We first had a visit with an Air Koyro representative in the administration building who told us about the history of the airline and answered any questions we had. The state airline was formed in 1950 as Sokao as a joint Korean-Soviet venture to link North Korea with Moscow, but this was short lived due to the Korean War. The current airline started services in 1954 as the Civil Aviation Administration of Korea (CAAK also known as Chosonminhang). CAAK become Air Koryo in 1993 and still operates a mixed fleet of Russian built aircraft to this day.
The current inventory consists of over 40 aircraft including An-24, Il-18, Il-62, Mi-8/Mi-17, Tu-134, Tu-154, Tu-204 and Il-76 aircraft, and we would see examples of each on our trip.
P-835 was ready on the ramp on this drizzly and overcast day. This Il-18D was delivered to the operator from new in 1969. I had a window seat right at the front (1A), and when I boarded the captain was relaxing in my seat. The radio operator told me that the crew uses the first row to rest, but he had no issues moving for me. This aircraft operates with a crew of five; captain, second pilot, engineer, navigator and radio operator. In fact we had two flight crews on board, one to take us out, and the other to bring us back the next day. Air Koryo wanted a double crew with us as we were deemed important and they wanted all phases of the flight to be as safe as possible. This was also a new, unknown venture for the airline.
We took the long taxi out to Runway 01 at Pyongyang and then held while the props were exercised and synchronised before final checks took place. We lined up and the four Ivchenko AI-20 engines roared into life, and we were airborne in a short amount of time and in a characteristically shallow climb out. The flight was surprisingly smooth and quiet as we hummed along in this 43 year old airframe.
During the flight I had the opportunity to chat with the relief radio operator and asked him how he was selected to fly on the Il-18. He had studied foreign languages at university and had elected to go into this field after passing exams to see if he was suitable. He was assigned this particular Il-18 and this is the only aircraft he flies on. It's the same way for the rest of the flight crew. He may change in the future if someone is needed elsewhere, but for now this is his aircraft and the whole crew are very proud of the airframe. The captain had been flying P-835 for six years and told us he hopes to fly it for another ten years into his retirement.
55 minutes later and we touched down at Samjiyon airport. A glimpse of a couple of silver MiG-15UTI training aircraft were spotted through the trees for a second, and later, while we took the time to photograph the Il-18 on the ramp in glorious sunshine, we could hear a couple of the fighters engines running. Again we were shocked at the freedom we had at what is at least in part a military airfield.

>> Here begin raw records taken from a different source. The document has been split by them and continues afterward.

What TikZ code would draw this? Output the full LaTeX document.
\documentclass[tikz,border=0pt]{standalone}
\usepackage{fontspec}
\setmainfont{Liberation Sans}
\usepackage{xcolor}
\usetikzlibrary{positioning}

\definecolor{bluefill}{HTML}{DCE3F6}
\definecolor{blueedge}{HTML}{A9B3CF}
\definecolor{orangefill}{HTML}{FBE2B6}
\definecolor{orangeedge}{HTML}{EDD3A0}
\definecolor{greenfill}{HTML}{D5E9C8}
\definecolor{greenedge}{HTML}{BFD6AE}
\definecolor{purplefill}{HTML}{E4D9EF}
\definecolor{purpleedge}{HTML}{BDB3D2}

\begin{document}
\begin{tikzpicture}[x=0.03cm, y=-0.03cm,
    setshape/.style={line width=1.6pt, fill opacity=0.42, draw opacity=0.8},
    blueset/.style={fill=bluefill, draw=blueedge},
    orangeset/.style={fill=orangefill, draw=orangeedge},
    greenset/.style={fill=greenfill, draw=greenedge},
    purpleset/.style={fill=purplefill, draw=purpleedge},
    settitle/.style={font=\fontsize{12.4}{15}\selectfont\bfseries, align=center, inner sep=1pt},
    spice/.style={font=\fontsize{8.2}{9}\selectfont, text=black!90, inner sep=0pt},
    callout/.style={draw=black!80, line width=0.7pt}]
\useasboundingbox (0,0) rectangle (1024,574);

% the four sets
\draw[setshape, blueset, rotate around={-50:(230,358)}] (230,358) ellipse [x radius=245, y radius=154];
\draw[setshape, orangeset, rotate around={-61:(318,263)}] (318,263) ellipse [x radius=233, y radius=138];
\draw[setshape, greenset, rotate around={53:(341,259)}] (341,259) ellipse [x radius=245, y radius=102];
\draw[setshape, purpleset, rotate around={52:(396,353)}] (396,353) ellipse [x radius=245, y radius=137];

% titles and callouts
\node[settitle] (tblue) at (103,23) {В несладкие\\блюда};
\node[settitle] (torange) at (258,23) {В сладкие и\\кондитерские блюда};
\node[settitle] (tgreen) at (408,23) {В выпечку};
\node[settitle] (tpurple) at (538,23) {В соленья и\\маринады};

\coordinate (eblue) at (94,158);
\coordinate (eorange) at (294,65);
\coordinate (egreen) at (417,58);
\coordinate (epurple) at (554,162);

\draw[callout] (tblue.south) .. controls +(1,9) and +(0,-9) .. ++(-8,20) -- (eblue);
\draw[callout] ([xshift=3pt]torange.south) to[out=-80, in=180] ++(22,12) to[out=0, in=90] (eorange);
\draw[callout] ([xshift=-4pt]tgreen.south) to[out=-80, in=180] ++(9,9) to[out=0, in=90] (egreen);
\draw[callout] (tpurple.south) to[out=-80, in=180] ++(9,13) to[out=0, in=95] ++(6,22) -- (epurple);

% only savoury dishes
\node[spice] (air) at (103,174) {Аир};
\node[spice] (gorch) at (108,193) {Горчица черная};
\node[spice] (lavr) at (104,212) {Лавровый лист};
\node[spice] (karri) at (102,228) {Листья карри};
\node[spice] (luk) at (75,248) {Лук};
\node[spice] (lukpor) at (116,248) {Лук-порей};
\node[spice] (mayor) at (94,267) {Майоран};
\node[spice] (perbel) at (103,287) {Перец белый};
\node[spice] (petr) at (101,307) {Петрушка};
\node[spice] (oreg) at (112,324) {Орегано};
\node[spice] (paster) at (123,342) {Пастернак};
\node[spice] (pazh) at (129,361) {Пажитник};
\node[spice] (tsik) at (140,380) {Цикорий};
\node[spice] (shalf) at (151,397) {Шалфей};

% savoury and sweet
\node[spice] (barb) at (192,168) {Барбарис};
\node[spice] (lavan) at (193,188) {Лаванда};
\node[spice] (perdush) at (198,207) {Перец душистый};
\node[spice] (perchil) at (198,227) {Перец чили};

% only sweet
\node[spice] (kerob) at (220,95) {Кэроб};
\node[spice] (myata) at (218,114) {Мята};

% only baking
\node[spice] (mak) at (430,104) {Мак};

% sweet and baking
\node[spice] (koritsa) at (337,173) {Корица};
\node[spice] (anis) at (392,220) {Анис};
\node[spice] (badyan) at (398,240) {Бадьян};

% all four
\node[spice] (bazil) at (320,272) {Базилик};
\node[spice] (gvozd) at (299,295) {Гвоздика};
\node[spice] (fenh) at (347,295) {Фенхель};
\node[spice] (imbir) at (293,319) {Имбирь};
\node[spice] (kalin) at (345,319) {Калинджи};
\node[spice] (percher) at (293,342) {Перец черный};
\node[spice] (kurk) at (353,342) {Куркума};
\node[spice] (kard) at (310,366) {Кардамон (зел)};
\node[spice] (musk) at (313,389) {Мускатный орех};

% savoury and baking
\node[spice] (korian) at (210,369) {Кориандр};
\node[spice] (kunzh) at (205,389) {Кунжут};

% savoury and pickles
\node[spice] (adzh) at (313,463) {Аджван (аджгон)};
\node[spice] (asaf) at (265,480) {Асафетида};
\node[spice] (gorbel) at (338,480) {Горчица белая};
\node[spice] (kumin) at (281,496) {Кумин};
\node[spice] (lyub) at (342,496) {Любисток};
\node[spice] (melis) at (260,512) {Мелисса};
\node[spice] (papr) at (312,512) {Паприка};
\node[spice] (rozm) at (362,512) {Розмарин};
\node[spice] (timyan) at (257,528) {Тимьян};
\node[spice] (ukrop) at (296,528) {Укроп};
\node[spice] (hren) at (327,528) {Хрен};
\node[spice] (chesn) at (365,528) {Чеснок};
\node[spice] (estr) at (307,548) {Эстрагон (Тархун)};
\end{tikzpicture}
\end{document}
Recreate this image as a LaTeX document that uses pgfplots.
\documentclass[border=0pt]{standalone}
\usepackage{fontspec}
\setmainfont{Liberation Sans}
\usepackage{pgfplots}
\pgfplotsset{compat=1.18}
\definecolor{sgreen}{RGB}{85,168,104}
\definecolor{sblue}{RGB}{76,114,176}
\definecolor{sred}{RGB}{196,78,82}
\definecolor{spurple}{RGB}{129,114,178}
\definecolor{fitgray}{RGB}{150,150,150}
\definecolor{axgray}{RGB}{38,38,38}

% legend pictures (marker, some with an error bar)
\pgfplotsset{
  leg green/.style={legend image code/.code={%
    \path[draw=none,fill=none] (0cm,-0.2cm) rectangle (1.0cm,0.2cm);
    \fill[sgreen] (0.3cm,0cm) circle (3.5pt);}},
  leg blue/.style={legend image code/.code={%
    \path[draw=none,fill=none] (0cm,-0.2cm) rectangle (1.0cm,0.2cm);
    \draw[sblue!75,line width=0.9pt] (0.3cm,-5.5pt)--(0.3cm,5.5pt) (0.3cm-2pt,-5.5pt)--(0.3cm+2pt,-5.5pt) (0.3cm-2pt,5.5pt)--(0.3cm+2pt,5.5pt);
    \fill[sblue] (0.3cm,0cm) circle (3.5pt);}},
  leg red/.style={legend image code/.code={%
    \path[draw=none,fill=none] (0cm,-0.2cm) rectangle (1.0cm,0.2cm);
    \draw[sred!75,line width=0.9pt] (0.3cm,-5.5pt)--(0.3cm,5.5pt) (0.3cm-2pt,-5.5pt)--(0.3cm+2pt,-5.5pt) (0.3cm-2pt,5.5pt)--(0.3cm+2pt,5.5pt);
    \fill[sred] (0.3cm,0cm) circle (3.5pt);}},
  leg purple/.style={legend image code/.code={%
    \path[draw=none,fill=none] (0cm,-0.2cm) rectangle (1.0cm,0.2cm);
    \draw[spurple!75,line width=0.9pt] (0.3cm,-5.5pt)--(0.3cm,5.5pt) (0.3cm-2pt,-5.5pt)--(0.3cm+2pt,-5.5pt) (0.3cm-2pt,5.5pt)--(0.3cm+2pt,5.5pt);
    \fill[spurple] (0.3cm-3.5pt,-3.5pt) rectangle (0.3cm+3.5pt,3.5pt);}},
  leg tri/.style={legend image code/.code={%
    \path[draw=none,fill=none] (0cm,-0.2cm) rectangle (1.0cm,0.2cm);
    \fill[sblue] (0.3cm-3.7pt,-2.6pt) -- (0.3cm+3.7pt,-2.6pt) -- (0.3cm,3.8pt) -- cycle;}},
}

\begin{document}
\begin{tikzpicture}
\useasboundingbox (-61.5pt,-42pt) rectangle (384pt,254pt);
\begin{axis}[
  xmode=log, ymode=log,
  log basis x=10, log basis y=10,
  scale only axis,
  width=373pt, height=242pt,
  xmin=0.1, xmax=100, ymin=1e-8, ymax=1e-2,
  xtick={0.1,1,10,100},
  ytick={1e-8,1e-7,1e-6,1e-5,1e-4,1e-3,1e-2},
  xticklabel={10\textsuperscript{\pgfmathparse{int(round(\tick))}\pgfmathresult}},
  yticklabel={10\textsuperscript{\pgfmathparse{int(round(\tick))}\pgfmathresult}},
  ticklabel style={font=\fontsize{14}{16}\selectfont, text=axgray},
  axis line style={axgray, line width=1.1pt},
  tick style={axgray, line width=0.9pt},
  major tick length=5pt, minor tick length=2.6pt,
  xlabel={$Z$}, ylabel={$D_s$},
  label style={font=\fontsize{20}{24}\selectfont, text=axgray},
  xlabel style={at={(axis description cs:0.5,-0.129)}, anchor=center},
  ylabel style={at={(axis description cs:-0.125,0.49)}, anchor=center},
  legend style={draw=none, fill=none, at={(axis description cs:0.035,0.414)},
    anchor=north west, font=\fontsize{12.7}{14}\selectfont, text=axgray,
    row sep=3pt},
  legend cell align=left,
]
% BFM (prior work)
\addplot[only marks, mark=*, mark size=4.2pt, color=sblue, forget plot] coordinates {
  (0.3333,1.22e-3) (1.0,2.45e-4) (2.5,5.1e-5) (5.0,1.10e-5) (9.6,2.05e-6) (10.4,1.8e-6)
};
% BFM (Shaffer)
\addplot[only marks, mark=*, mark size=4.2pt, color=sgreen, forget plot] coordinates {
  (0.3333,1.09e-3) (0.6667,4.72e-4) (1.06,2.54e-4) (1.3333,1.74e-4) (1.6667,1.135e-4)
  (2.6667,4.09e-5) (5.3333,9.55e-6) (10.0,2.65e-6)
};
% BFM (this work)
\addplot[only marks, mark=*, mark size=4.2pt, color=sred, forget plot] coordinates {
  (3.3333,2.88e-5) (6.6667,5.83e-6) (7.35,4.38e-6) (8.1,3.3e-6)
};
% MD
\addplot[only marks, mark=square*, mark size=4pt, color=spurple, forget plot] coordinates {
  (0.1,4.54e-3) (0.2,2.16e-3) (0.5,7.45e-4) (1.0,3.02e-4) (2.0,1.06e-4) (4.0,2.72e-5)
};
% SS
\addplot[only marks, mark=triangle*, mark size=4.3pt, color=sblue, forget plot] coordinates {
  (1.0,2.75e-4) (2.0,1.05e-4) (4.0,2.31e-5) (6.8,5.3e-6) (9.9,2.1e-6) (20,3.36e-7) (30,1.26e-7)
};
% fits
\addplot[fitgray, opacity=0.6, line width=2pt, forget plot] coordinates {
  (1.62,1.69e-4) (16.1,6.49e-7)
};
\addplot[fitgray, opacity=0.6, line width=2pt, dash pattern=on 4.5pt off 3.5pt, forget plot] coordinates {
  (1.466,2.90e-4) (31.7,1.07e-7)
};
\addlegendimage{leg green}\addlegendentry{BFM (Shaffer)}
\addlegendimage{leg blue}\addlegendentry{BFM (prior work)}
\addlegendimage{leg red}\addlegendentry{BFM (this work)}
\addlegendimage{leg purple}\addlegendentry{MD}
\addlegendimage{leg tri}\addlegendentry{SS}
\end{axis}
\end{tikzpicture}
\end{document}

Luckily the sun was now shining and we were given ample opportunity to get all the photographic angles we wanted. We were also given the opportunity to take photos of the cockpit, and we would be offered that on all subsequent flights.
We then sat and ate a packed lunch outside the small terminal overlooking the ramp as if this was the most natural thing in the world.
We saw some interesting sights, including an aborted attempt to get to Mount Peakdu due to snow on the road, during the rest of the day before retiring to a somewhat 'different' hotel. I would assume this was the only hotel for miles around, and it had set times that hot water would be available and when we arrived the electricity was off. The pillows were harder than the beds, but this was only one night so no big deal, in my book anyway, although there were grumbles from some of the group as per usual.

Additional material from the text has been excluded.